* START Data section *
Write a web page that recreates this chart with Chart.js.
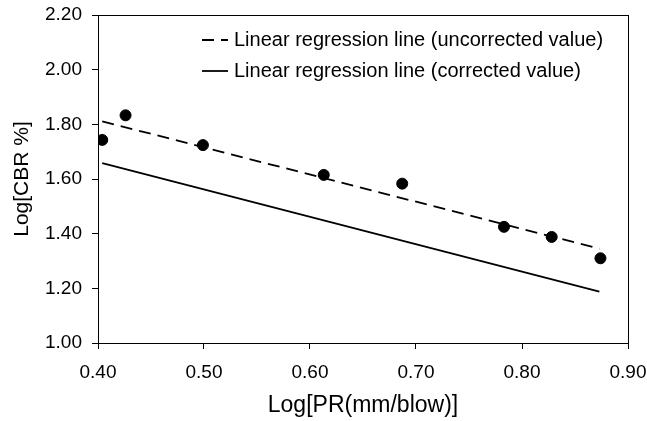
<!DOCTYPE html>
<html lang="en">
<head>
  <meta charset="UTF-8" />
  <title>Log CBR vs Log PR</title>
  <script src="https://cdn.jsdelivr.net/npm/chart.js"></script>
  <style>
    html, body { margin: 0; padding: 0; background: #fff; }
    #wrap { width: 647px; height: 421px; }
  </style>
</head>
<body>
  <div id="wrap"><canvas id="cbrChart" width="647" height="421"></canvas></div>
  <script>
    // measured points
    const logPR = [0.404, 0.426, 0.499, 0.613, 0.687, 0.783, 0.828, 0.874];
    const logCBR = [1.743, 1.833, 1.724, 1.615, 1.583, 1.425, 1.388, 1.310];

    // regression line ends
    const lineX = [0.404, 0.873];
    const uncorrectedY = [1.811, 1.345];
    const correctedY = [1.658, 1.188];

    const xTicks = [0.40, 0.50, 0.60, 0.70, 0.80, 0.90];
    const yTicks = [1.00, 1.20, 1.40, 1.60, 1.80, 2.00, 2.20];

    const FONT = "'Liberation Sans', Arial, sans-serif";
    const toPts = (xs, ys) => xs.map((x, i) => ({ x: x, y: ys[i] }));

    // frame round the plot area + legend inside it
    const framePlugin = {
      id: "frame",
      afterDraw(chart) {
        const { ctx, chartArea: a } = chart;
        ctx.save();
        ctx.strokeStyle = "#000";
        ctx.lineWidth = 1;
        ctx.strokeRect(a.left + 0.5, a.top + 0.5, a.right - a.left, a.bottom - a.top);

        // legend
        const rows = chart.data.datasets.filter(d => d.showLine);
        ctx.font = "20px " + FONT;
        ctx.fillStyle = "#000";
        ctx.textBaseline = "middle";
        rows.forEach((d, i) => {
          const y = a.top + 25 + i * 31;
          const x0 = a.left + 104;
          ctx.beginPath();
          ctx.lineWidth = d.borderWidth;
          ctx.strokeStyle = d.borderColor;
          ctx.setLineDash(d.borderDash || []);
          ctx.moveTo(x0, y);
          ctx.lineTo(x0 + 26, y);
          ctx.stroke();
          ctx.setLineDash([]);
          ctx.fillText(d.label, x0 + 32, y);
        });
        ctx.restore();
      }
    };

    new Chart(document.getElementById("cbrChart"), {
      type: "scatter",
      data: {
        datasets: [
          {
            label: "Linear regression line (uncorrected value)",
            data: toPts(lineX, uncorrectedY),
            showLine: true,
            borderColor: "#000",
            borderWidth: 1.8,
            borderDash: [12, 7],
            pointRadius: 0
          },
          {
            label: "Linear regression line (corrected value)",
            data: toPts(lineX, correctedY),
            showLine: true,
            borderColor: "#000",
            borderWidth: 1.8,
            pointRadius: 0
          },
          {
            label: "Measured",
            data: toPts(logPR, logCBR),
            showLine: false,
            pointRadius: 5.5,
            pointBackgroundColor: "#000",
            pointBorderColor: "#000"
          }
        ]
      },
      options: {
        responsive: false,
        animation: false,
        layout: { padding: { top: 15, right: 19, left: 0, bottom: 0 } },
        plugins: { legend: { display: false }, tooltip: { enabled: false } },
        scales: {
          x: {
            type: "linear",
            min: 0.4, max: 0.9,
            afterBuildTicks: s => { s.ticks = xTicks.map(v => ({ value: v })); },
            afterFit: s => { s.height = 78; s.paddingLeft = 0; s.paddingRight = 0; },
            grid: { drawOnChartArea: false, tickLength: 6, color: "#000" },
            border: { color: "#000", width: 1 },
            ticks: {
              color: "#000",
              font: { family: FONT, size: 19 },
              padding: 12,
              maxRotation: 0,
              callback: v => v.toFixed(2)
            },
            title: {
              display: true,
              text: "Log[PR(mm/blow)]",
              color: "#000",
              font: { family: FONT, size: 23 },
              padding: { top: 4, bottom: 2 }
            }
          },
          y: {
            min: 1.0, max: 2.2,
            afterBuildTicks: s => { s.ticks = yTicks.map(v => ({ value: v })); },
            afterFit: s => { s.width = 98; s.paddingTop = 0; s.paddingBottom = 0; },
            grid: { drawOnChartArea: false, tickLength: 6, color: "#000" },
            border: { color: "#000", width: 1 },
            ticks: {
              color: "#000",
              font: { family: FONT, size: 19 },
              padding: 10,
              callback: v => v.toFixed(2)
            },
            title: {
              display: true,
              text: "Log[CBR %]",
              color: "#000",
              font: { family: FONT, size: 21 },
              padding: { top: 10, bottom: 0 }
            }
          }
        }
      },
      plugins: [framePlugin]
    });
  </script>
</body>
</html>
* END Data section *
Reproduce every line exactly and omit all pictures.

Write a web page that recreates this chart with Chart.js.
<!DOCTYPE html>
<html lang="en">
<head>
  <meta charset="UTF-8" />
  <title>Log CBR vs Log PR</title>
  <script src="https://cdn.jsdelivr.net/npm/chart.js"></script>
  <style>
    html, body { margin: 0; padding: 0; background: #fff; }
    #wrap { width: 647px; height: 421px; }
  </style>
</head>
<body>
  <div id="wrap"><canvas id="cbrChart" width="647" height="421"></canvas></div>
  <script>
    // measured points
    const logPR = [0.404, 0.426, 0.499, 0.613, 0.687, 0.783, 0.828, 0.874];
    const logCBR = [1.743, 1.833, 1.724, 1.615, 1.583, 1.425, 1.388, 1.310];

    // regression line ends
    const lineX = [0.404, 0.873];
    const uncorrectedY = [1.811, 1.345];
    const correctedY = [1.658, 1.188];

    const xTicks = [0.40, 0.50, 0.60, 0.70, 0.80, 0.90];
    const yTicks = [1.00, 1.20, 1.40, 1.60, 1.80, 2.00, 2.20];

    const FONT = "'Liberation Sans', Arial, sans-serif";
    const toPts = (xs, ys) => xs.map((x, i) => ({ x: x, y: ys[i] }));

    // frame round the plot area + legend inside it
    const framePlugin = {
      id: "frame",
      afterDraw(chart) {
        const { ctx, chartArea: a } = chart;
        ctx.save();
        ctx.strokeStyle = "#000";
        ctx.lineWidth = 1;
        ctx.strokeRect(a.left + 0.5, a.top + 0.5, a.right - a.left, a.bottom - a.top);

        // legend
        const rows = chart.data.datasets.filter(d => d.showLine);
        ctx.font = "20px " + FONT;
        ctx.fillStyle = "#000";
        ctx.textBaseline = "middle";
        rows.forEach((d, i) => {
          const y = a.top + 25 + i * 31;
          const x0 = a.left + 104;
          ctx.beginPath();
          ctx.lineWidth = d.borderWidth;
          ctx.strokeStyle = d.borderColor;
          ctx.setLineDash(d.borderDash || []);
          ctx.moveTo(x0, y);
          ctx.lineTo(x0 + 26, y);
          ctx.stroke();
          ctx.setLineDash([]);
          ctx.fillText(d.label, x0 + 32, y);
        });
        ctx.restore();
      }
    };

    new Chart(document.getElementById("cbrChart"), {
      type: "scatter",
      data: {
        datasets: [
          {
            label: "Linear regression line (uncorrected value)",
            data: toPts(lineX, uncorrectedY),
            showLine: true,
            borderColor: "#000",
            borderWidth: 1.8,
            borderDash: [12, 7],
            pointRadius: 0
          },
          {
            label: "Linear regression line (corrected value)",
            data: toPts(lineX, correctedY),
            showLine: true,
            borderColor: "#000",
            borderWidth: 1.8,
            pointRadius: 0
          },
          {
            label: "Measured",
            data: toPts(logPR, logCBR),
            showLine: false,
            pointRadius: 5.5,
            pointBackgroundColor: "#000",
            pointBorderColor: "#000"
          }
        ]
      },
      options: {
        responsive: false,
        animation: false,
        layout: { padding: { top: 15, right: 19, left: 0, bottom: 0 } },
        plugins: { legend: { display: false }, tooltip: { enabled: false } },
        scales: {
          x: {
            type: "linear",
            min: 0.4, max: 0.9,
            afterBuildTicks: s => { s.ticks = xTicks.map(v => ({ value: v })); },
            afterFit: s => { s.height = 78; s.paddingLeft = 0; s.paddingRight = 0; },
            grid: { drawOnChartArea: false, tickLength: 6, color: "#000" },
            border: { color: "#000", width: 1 },
            ticks: {
              color: "#000",
              font: { family: FONT, size: 19 },
              padding: 12,
              maxRotation: 0,
              callback: v => v.toFixed(2)
            },
            title: {
              display: true,
              text: "Log[PR(mm/blow)]",
              color: "#000",
              font: { family: FONT, size: 23 },
              padding: { top: 4, bottom: 2 }
            }
          },
          y: {
            min: 1.0, max: 2.2,
            afterBuildTicks: s => { s.ticks = yTicks.map(v => ({ value: v })); },
            afterFit: s => { s.width = 98; s.paddingTop = 0; s.paddingBottom = 0; },
            grid: { drawOnChartArea: false, tickLength: 6, color: "#000" },
            border: { color: "#000", width: 1 },
            ticks: {
              color: "#000",
              font: { family: FONT, size: 19 },
              padding: 10,
              callback: v => v.toFixed(2)
            },
            title: {
              display: true,
              text: "Log[CBR %]",
              color: "#000",
              font: { family: FONT, size: 21 },
              padding: { top: 10, bottom: 0 }
            }
          }
        }
      },
      plugins: [framePlugin]
    });
  </script>
</body>
</html>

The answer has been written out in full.